TASK BRIEF: Check each line of the entries below for the string "chart"; copy every line where it appears.

DATASET ROWS:

— START —

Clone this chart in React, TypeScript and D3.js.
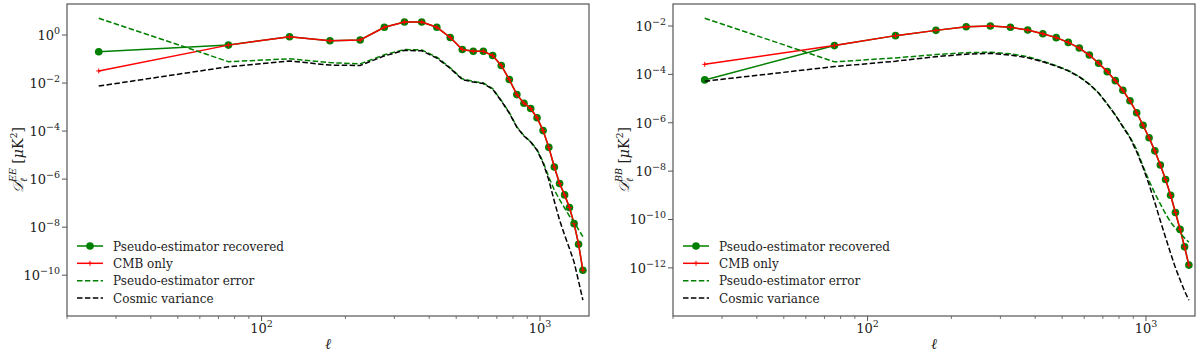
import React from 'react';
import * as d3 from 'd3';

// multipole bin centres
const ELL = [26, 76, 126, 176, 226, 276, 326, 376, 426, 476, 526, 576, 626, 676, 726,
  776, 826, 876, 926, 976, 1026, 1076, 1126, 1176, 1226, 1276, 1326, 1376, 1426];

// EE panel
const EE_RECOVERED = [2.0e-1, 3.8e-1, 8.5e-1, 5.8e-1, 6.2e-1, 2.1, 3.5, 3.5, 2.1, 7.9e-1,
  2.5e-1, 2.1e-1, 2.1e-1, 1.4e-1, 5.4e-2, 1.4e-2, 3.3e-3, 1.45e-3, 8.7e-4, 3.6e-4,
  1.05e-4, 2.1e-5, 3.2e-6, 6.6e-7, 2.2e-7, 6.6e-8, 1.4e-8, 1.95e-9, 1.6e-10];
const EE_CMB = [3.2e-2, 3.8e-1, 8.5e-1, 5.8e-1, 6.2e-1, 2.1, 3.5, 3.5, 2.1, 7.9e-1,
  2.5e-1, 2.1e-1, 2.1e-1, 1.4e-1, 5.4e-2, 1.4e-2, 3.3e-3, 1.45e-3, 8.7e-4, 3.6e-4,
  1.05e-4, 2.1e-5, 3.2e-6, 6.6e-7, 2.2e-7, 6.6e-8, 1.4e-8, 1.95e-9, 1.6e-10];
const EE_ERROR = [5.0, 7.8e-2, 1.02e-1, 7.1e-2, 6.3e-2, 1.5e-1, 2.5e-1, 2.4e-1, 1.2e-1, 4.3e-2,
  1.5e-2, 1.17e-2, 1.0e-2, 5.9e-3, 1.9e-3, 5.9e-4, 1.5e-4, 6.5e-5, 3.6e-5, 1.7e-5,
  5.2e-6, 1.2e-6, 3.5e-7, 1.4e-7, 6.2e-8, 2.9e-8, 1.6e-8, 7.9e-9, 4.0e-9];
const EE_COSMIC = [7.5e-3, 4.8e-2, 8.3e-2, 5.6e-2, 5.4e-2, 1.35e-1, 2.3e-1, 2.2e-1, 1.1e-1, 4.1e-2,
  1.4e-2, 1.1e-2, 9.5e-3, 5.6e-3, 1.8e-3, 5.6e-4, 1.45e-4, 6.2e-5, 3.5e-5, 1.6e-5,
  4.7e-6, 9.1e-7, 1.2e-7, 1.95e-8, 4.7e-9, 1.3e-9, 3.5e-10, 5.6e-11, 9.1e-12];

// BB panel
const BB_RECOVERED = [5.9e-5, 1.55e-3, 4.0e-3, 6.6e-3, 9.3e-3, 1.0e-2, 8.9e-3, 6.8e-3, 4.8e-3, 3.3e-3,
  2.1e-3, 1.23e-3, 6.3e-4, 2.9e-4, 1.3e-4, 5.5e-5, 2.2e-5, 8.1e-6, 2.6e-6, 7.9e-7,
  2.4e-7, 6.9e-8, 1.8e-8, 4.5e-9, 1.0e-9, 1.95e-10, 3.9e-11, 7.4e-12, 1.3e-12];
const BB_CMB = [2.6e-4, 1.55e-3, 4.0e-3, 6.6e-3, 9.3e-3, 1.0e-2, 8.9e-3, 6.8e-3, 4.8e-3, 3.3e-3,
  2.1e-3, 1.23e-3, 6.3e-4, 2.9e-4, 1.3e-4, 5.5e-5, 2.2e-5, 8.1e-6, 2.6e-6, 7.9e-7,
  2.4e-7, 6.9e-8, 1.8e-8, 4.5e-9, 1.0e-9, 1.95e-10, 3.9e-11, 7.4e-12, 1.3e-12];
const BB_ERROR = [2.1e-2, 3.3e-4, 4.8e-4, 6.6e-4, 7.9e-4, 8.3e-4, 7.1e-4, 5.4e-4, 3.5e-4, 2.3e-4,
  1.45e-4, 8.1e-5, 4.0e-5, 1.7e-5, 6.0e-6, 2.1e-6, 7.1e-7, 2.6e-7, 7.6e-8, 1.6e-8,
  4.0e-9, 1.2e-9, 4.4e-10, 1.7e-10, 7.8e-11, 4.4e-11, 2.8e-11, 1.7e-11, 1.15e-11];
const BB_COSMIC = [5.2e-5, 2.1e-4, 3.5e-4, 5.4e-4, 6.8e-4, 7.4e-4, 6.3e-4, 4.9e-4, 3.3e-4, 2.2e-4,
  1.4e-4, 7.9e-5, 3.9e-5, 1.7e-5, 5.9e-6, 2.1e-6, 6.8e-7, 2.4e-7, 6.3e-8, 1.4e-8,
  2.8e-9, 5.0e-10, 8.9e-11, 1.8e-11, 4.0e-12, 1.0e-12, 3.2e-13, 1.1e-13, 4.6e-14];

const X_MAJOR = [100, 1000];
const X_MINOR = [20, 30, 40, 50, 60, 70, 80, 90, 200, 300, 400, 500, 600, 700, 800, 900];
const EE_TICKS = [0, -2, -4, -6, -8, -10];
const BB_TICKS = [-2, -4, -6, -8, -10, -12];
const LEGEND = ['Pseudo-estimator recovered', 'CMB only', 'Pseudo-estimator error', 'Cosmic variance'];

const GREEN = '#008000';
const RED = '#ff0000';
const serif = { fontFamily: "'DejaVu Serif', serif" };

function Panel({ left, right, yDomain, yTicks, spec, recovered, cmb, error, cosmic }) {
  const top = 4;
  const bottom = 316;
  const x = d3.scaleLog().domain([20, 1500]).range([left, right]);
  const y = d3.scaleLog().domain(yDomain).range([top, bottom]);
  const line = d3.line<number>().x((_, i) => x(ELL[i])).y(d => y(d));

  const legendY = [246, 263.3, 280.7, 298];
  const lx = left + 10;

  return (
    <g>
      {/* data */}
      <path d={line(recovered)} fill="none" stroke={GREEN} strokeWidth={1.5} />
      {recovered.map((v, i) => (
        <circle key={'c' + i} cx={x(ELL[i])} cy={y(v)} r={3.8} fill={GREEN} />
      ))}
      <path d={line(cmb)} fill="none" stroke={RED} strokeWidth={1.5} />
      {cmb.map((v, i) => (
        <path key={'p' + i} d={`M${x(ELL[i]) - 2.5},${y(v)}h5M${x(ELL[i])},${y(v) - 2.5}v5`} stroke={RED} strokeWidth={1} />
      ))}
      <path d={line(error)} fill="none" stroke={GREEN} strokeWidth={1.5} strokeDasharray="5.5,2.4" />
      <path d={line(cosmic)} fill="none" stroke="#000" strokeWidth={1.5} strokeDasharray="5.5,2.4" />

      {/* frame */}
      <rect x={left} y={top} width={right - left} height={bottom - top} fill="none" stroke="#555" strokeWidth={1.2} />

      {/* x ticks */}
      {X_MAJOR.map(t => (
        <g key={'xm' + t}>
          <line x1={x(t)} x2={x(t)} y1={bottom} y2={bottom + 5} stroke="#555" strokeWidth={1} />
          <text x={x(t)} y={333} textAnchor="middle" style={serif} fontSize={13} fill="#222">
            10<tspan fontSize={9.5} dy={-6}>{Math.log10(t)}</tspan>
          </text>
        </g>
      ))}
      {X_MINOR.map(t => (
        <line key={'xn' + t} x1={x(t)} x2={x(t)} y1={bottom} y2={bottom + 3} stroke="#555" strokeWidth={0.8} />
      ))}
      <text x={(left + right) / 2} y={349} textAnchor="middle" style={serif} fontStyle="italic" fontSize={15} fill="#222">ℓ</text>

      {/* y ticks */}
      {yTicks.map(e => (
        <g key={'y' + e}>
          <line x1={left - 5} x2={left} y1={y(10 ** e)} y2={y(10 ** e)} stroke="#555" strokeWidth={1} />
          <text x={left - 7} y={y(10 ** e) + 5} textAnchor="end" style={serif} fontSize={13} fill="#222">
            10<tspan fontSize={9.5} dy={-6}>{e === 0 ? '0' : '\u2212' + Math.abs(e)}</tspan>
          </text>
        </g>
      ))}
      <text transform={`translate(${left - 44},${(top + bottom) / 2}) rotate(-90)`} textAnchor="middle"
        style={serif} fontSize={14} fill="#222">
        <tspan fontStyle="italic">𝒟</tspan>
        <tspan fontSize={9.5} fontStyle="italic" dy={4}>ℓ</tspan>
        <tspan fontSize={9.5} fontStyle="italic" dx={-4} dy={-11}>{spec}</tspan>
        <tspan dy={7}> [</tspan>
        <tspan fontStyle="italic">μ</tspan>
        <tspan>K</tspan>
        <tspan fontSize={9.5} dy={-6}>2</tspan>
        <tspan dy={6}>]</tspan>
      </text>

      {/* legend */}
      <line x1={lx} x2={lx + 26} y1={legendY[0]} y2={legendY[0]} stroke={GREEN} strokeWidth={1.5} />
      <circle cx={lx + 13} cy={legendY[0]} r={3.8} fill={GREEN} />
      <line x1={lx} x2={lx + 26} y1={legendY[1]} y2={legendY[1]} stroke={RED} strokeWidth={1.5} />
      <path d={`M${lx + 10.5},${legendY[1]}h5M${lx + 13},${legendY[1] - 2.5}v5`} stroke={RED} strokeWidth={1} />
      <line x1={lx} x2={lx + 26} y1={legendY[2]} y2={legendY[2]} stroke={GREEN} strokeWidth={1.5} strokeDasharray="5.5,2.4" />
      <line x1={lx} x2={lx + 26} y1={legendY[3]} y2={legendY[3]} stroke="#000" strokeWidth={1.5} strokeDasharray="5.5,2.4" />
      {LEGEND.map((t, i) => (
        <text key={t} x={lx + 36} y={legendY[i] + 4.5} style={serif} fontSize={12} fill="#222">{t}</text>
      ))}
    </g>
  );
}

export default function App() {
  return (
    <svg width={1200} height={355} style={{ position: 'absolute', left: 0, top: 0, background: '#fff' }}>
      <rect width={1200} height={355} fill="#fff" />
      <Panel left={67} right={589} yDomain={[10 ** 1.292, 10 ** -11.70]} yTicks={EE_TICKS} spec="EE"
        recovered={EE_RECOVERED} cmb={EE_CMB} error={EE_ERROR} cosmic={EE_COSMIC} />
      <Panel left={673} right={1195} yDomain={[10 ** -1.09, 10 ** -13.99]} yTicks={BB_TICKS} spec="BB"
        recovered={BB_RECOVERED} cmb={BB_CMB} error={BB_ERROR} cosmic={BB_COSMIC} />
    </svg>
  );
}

— END —
— START —

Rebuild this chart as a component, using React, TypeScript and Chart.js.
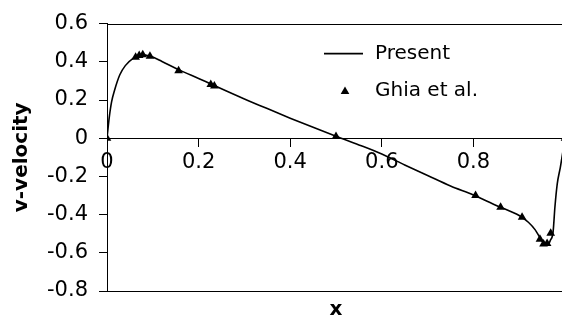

— END —

RESPONSE TO THIS EXERCISE:
Clone this chart in React, TypeScript and D3.js.
Rebuild this chart as a component, using React, TypeScript and Chart.js.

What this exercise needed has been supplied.